The most important piece of gun legislation in 30 years was passed by the US Senate.
The bill follows deadly shooting sprees last month at a Buffalo, New York, supermarket and a Uvalde, Texas, elementary school that left 31 people dead.
On June 23, the legislation was approved by the upper body of Congress with the support of 15 Republicans and 33 Democrats.
Before US President Biden can sign the plan into law, it must now pass the House of Representatives.
The president urged House members to “promptly vote on this bipartisan bill and deliver it to my desk” in a statement issued following the vote.
“Tonight, after 28 years of inaction, bipartisan members of Congress came together to heed the call of families across the country and passed legislation to address the scourge of gun violence in our communities,” Biden said.
“Families in Uvalde and Buffalo — and too many tragic shootings before — have demanded action. And tonight, we acted.”
The reforms include tougher background checks for buyers younger than 21 and $15bn (£12.2bn) in federal funding for mental health programs and school security upgrades.

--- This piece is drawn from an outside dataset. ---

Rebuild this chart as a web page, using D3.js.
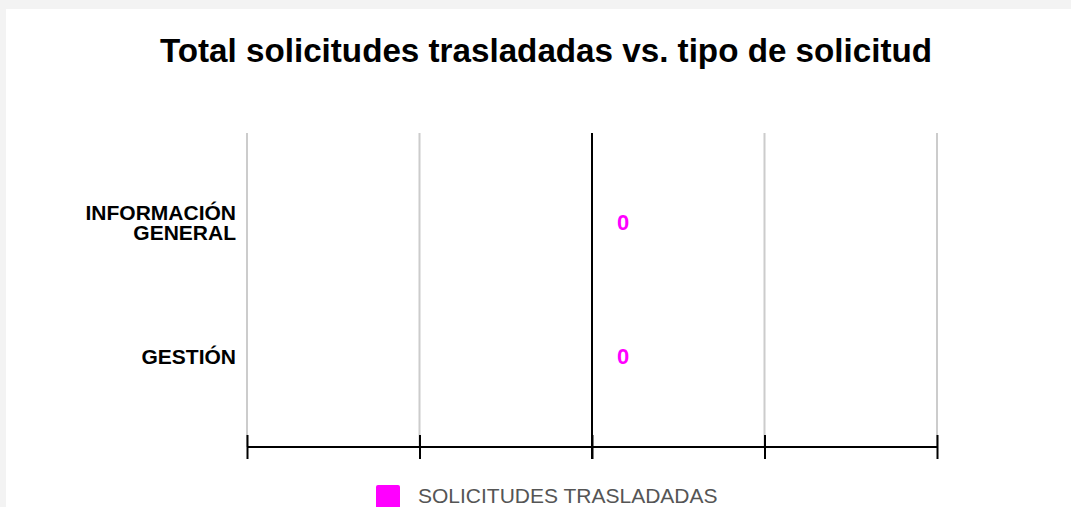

It also calls for funding to encourage states to implement “red flag” laws to remove firearms from people considered a threat.
And it closes the so-called “boyfriend loophole” by blocking gun sales to those convicted of abusing unmarried intimate partners.
House Speaker Nancy Pelosi has vowed to take the bill through the House quickly, despite Republican leader Kevin McCarthy urging his members to vote against the bill.
“First thing tomorrow morning, the Rules Committee will meet to advance this life-saving legislation to the floor,” Pelosi said after the vote.
The bill is also significant because it is the first time in decades that proposed reforms have received this level of support from both Democrats and Republicans. Historically, efforts to strengthen US gun laws have been blocked by the Republican party.
All 50 Democrats, including the party’s most conservative members, Senators Joe Manchin and Kyrsten Sinema, were joined by deal-making Republicans, including the party’s Senate Leader Mitch McConnell and close Trump ally Lindsey Graham.
The US has the highest rate of firearms deaths among the world’s wealthy nations – more than 20,900 people have been killed in gun violence in the US this year, including through homicide and suicide, according to the Gun Violence Archive, a non-profit research group.